Gillian "Gill" Deacon (born April 26, 1966, in Toronto, Ontario; name is pronounced "Jill") is a Canadian author and broadcaster, currently the host of Here and Now on CBLA-FM in Toronto. In 2016, she was also the moderator of the national Canada Reads.

Biography 

Before working in radio, Gillian Deacon was a television broadcaster. She hosted the CBC's flagship daytime television show called The Gill Deacon Show on CBC Television in Canada, from 2006 to 2007. Her past TV hosting credits include co-hosting with Jay Ingram from 1996 to 2002 on Discovery Channel Canada's @discovery.ca, as well as CBC Television's Code Green.

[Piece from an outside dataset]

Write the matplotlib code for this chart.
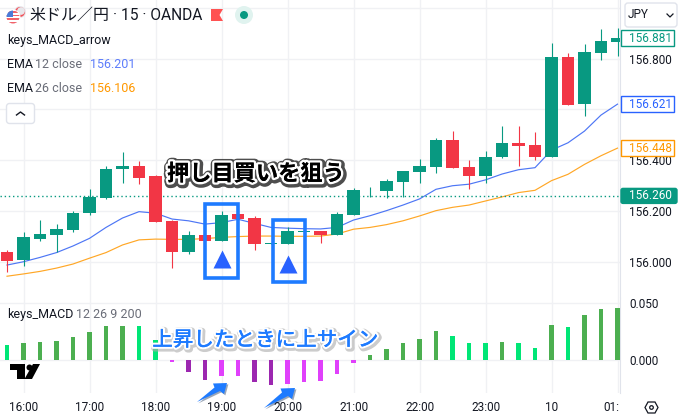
import matplotlib
matplotlib.use("Agg")
import matplotlib.pyplot as plt
import matplotlib.patheffects as pe
from matplotlib.patches import Circle, FancyBboxPatch, Polygon, Rectangle
from matplotlib.transforms import Bbox, TransformedBbox

JP = ["Noto Sans CJK JP", "DejaVu Sans"]
plt.rcParams["font.family"] = ["Roboto", "DejaVu Sans"]

# * Candles, one per 15 minutes, first one is 15:45
bar_idx = list(range(-1, 37))
bar_open = [156.039, 156.008, 156.090, 156.107, 156.126, 156.193, 156.252, 156.367, 156.378, 156.338,
            156.161, 156.039, 156.106, 156.083, 156.189, 156.173, 156.071, 156.071, 156.118, 156.122,
            156.106, 156.186, 156.283, 156.279, 156.315, 156.354, 156.375, 156.480, 156.374, 156.338,
            156.413, 156.468, 156.460, 156.414, 156.806, 156.621, 156.822, 156.865]
bar_close = [156.005, 156.098, 156.110, 156.130, 156.193, 156.256, 156.366, 156.378, 156.330, 156.159,
             156.040, 156.106, 156.083, 156.185, 156.169, 156.071, 156.075, 156.122, 156.122, 156.106,
             156.189, 156.283, 156.285, 156.319, 156.358, 156.378, 156.480, 156.371, 156.338, 156.413,
             156.468, 156.456, 156.414, 156.806, 156.617, 156.826, 156.869, 156.881]
bar_high = [156.047, 156.118, 156.165, 156.150, 156.200, 156.287, 156.378, 156.433, 156.397, 156.342,
            156.165, 156.122, 156.106, 156.200, 156.189, 156.181, 156.075, 156.138, 156.122, 156.122,
            156.197, 156.291, 156.294, 156.327, 156.358, 156.405, 156.488, 156.515, 156.401, 156.437,
            156.535, 156.535, 156.511, 156.861, 156.822, 156.858, 156.917, 156.920]
bar_low = [155.962, 155.985, 156.083, 156.040, 156.118, 156.186, 156.248, 156.312, 156.308, 156.159,
           155.978, 156.033, 156.083, 156.083, 156.169, 156.047, 156.071, 156.071, 156.118, 156.076,
           156.106, 156.186, 156.257, 156.252, 156.257, 156.312, 156.351, 156.371, 156.287, 156.311,
           156.410, 156.378, 156.400, 156.414, 156.617, 156.574, 156.795, 156.810]

ema12 = [155.988, 156.001, 156.018, 156.037, 156.063, 156.093, 156.136, 156.173, 156.198, 156.192,
         156.169, 156.162, 156.149, 156.155, 156.168, 156.152, 156.136, 156.133, 156.131, 156.130,
         156.136, 156.165, 156.182, 156.202, 156.224, 156.248, 156.286, 156.300, 156.306, 156.323,
         156.346, 156.363, 156.371, 156.440, 156.469, 156.515, 156.578, 156.621]
ema26 = [155.944, 155.953, 155.963, 155.976, 155.992, 156.015, 156.037, 156.067, 156.087, 156.090,
         156.089, 156.089, 156.092, 156.097, 156.100, 156.102, 156.102, 156.101, 156.101, 156.102,
         156.110, 156.129, 156.136, 156.147, 156.162, 156.181, 156.202, 156.215, 156.224, 156.240,
         156.256, 156.273, 156.282, 156.320, 156.345, 156.384, 156.418, 156.448]

# * MACD histogram, state picks the colour
macd_hist = [0.0132, 0.0149, 0.0158, 0.0167, 0.0202, 0.0246, 0.0298, 0.0298, 0.0298, 0.0175,
             -0.0023, -0.0111, -0.0175, -0.0146, -0.0146, -0.0199, -0.0225, -0.0216, -0.0193, -0.0184,
             -0.0123, -0.0032, 0.0044, 0.0096, 0.0149, 0.0184, 0.0254, 0.0211, 0.0149, 0.0149,
             0.0158, 0.0149, 0.0105, 0.0307, 0.0289, 0.0395, 0.0447, 0.0456]
macd_state = ["b", "g", "g", "g", "g", "g", "g", "g", "b", "b",
              "p", "v", "v", "p", "p", "v", "v", "p", "p", "p",
              "p", "p", "g", "g", "g", "g", "g", "b", "b", "b",
              "g", "b", "b", "g", "b", "g", "g", "g"]
state_colors = {"g": "#4caf50", "b": "#00e676", "v": "#9c27b0", "p": "#e040fb"}

# 156.600 and 157.000 sit under the tag and the JPY button, so no label there
price_ticks = [156.0, 156.2, 156.4, 156.6, 156.8, 157.0]
price_labels = ["156.000", "156.200", "156.400", "", "156.800", ""]
macd_ticks = [0.0, 0.05]
time_ticks = [0, 4, 8, 12, 16, 20, 24, 28, 32, 36]
time_labels = ["16:00", "17:00", "18:00", "19:00", "20:00", "21:00", "22:00", "23:00", "10", "01:00"]

signal_bars = [12, 16]
signal_prices = [156.012, 155.994]

GREEN = "#089981"
RED = "#f23645"
BLUE = "#2962ff"
ORANGE = "#ff9800"
GRID = "#f0f1f4"
BORDER = "#e0e3eb"
TEXT = "#131722"
GREY = "#6a6d78"
MARK = "#1e7bff"

W, H = 680, 420
fig = plt.figure(figsize=(W / 100, H / 100), dpi=100, facecolor="white")


def px_axes(left, top, right, bottom):
    return fig.add_axes([left / W, 1 - bottom / H, (right - left) / W, (bottom - top) / H])


ax = px_axes(0, 0, 620, 297.5)
sub = px_axes(0, 298, 620, 393)
for a in (ax, sub):
    a.set_xlim(-23.5 / 16.5, (620 - 23.5) / 16.5)
    a.set_xticks(time_ticks)
    a.grid(True, color=GRID, lw=1)
    a.set_axisbelow(True)
    a.yaxis.tick_right()
    a.tick_params(length=0, labelsize=8.5, labelcolor=TEXT)
    for s in ("top", "left", "bottom"):
        a.spines[s].set_visible(False)
    a.spines["right"].set_color(BORDER)
ax.tick_params(labelbottom=False)
ax.tick_params(axis="y", pad=6.5)
sub.tick_params(axis="y", pad=6.5)
sub.tick_params(axis="x", pad=6)

# * Price pane
ax.set_ylim(155.8603, 157.0307)
ax.set_yticks(price_ticks)
ax.set_yticklabels(price_labels)

ax.plot(bar_idx, ema12, color="#4d76f5", lw=0.85, zorder=2)
ax.plot(bar_idx, ema26, color="#ffa726", lw=0.85, zorder=2)
ax.axhline(156.26, color=GREEN, lw=1, ls=(0, (1, 2)), zorder=2)

for i, o, h, l, c in zip(bar_idx, bar_open, bar_high, bar_low, bar_close):
    col = GREEN if c >= o else RED
    ax.vlines(i, l, h, color=col, lw=0.8, zorder=3)
    ax.bar(i, abs(c - o), bottom=min(o, c), width=0.78, color=col, lw=0, zorder=3)

ax.plot(signal_bars, signal_prices, ls="", marker="^", ms=12.5, mec="none", color=BLUE, zorder=4)

# * MACD pane
sub.set_ylim(-0.0292, 0.0541)
sub.set_yticks(macd_ticks)
sub.set_yticklabels([f"{v:.3f}" for v in macd_ticks])
sub.set_xticklabels(time_labels)
sub.bar(bar_idx, macd_hist, width=0.3, color=[state_colors[s] for s in macd_state], lw=0, zorder=3)
# last time label gets cut by the price scale
sub.get_xticklabels()[-1].set_clip_box(TransformedBbox(Bbox([[0, 0], [619 / W, 1]]), fig.transFigure))
sub.get_xticklabels()[-1].set_clip_on(True)

# * Overlay in pixel coords for the header, price tags and the hand drawn marks
ov = fig.add_axes([0, 0, 1, 1], zorder=10)
ov.set_xlim(0, W)
ov.set_ylim(H, 0)
ov.axis("off")
ov.patch.set_alpha(0)


def round_box(x0, y0, x1, y1, ec, fc="white", lw=1.0, r=3, z=5):
    ov.add_patch(FancyBboxPatch((x0, y0), x1 - x0, y1 - y0, boxstyle=f"round,pad=0,rounding_size={r}",
                                ec=ec, fc=fc, lw=lw, zorder=z))


def price_tag(price, col, filled=False):
    y = H - ax.transData.transform((0, price))[1]
    if filled:
        round_box(621, y - 7.5, 677, y + 7.5, col, col, r=2)
        ov.text(650, y, f"{price:.3f}", color="white", fontsize=8.5, ha="center", va="center", zorder=6)
    else:
        ov.add_patch(Rectangle((621, y - 8), 53, 16, ec=col, fc="white", lw=1, zorder=5))
        ov.text(650, y, f"{price:.3f}", color=col, fontsize=8.5, ha="center", va="center", zorder=6)


price_tag(bar_close[-1], GREEN)
price_tag(ema12[-1], BLUE)
price_tag(ema26[-1], ORANGE)
price_tag(156.260, GREEN, filled=True)

# JPY button
round_box(625, 3, 677, 27, BORDER)
ov.text(628, 15, "JPY", color=TEXT, fontsize=8.5, va="center", zorder=6)
ov.plot([667, 670, 673], [14, 17, 14], color=TEXT, lw=0.9, zorder=6)

# flag icon, yen coin behind it
ov.add_patch(Circle((20, 12), 6, fc="#e8e8ec", lw=0, zorder=2))
coin = Circle((20, 12), 5, transform=ov.transData)
r = ov.add_patch(Circle((21, 11), 5, fc="none", ec="#f0525a", lw=1.6, zorder=3))
r.set_clip_path(coin)
ov.add_patch(Circle((13, 17), 7.5, fc="white", lw=0, zorder=4))
flag = Circle((13, 17), 6.5, transform=ov.transData)
for k in range(4):
    r = ov.add_patch(Rectangle((6, 11 + k * 3.6), 14, 1.8, fc="#f0626a", lw=0, zorder=5))
    r.set_clip_path(flag)
r = ov.add_patch(Rectangle((6, 10), 7, 7, fc="#4a7bd8", lw=0, zorder=6))
r.set_clip_path(flag)

# title
ov.text(29, 15.5, "米ドル／円", family=JP, color=TEXT, fontsize=11.5, va="center")
ov.text(113, 15.5, "· 15 · OANDA", color=TEXT, fontsize=11.2, va="center")
ov.add_patch(Polygon([(211, 9), (223, 9), (219.5, 15), (223, 21), (211, 21)], fc="#ff5252", lw=0))
ov.add_patch(Circle((244, 15), 9, fc="#e0f3ef", lw=0))
ov.add_patch(Circle((244, 15), 4, fc=GREEN, lw=0))

# legend
ov.text(7, 40.5, "keys_MACD_arrow", color=TEXT, fontsize=9, va="center")
ov.text(7, 64.5, "EMA", color=TEXT, fontsize=9, va="center")
ov.text(35, 64.5, "12 close", color=GREY, fontsize=9, va="center")
ov.text(90, 64.5, "156.201", color="#5d7dfb", fontsize=9, va="center")
ov.text(7, 88.5, "EMA", color=TEXT, fontsize=9, va="center")
ov.text(35, 88.5, "26 close", color=GREY, fontsize=9, va="center")
ov.text(90, 88.5, "156.106", color=ORANGE, fontsize=9, va="center")
round_box(6.5, 103.5, 34.5, 123.5, BORDER)
ov.plot([16.5, 20.5, 24.5], [115, 112, 115], color=TEXT, lw=1, zorder=6)
ov.text(7, 314.5, "keys_MACD", color=TEXT, fontsize=9, va="center")
ov.text(76, 314.5, "12 26 9 200", color=GREY, fontsize=9, va="center")

# TradingView logo
ov.add_patch(Polygon([(10, 364), (25, 364), (25, 379), (17, 379), (17, 370), (10, 370)], fc="black", lw=0))
ov.add_patch(Circle((29.5, 367.5), 3, fc="black", lw=0))
ov.add_patch(Polygon([(33, 364), (40, 364), (32, 379), (24.5, 379)], fc="black", lw=0))

# settings icon
ov.add_patch(Polygon([(645, 407.5), (648, 402), (655, 402), (658, 407.5), (655, 413), (648, 413)],
                     fc="white", ec=TEXT, lw=0.9))
ov.add_patch(Circle((651.5, 407.5), 1.8, fc="white", ec=TEXT, lw=0.9))

# hand drawn boxes and arrows
ov.add_patch(Rectangle((204.5, 203.5), 33, 74, fc="none", ec=MARK, lw=2.6, zorder=7))
ov.add_patch(Rectangle((273, 219.5), 32, 62, fc="none", ec=MARK, lw=2.6, zorder=7))
shadow = [pe.SimplePatchShadow(offset=(1, -1), alpha=0.4), pe.Normal()]
ov.add_patch(Polygon([(197, 402), (214.5, 387.5), (213, 383.5), (227, 383), (224, 394), (220, 391)],
                     fc=MARK, lw=0, zorder=7, path_effects=shadow))
ov.add_patch(Polygon([(264, 408), (282, 392.5), (280.5, 388.5), (295, 388), (292, 399), (288, 396)],
                     fc=MARK, lw=0, zorder=7, path_effects=shadow))

# captions
ov.text(256, 174, "押し目買いを狙う", family=JP, color="black", fontsize=16, fontweight="bold",
        ha="center", va="center", zorder=8,
        path_effects=[pe.Stroke(linewidth=7, foreground="#222222", offset=(0.7, -0.7), alpha=0.8),
                      pe.withStroke(linewidth=3.5, foreground="white"), pe.Normal()])
ov.text(265, 340, "上昇したときに上サイン", family=JP, color=MARK, fontsize=14.8, fontweight="medium",
        ha="center", va="center", zorder=8,
        path_effects=[pe.Stroke(linewidth=5, foreground="#aaaaaa", offset=(1, -1), alpha=0.6),
                      pe.withStroke(linewidth=3, foreground="white"), pe.Normal()])

fig.savefig("out.png", dpi=100)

Deacon has also worked as a television host for CBC Montreal and CTV. In Montreal, she spent four years hosting and writing for Citybeat, a national half-hour program showcasing Quebec arts and culture. During that time, she was also a weekly arts correspondent for CBC News: Morning on CBC Newsworld.

Deacon is well known for her interest in environmental issues. Her first book, Green for Life (Penguin, 2008), a book of common-sense alternatives and practical solutions for leaving a smaller ecological footprint, was a national bestseller. From 2008 to 2009, she wrote a monthly greening column of the same name for Chatelaine.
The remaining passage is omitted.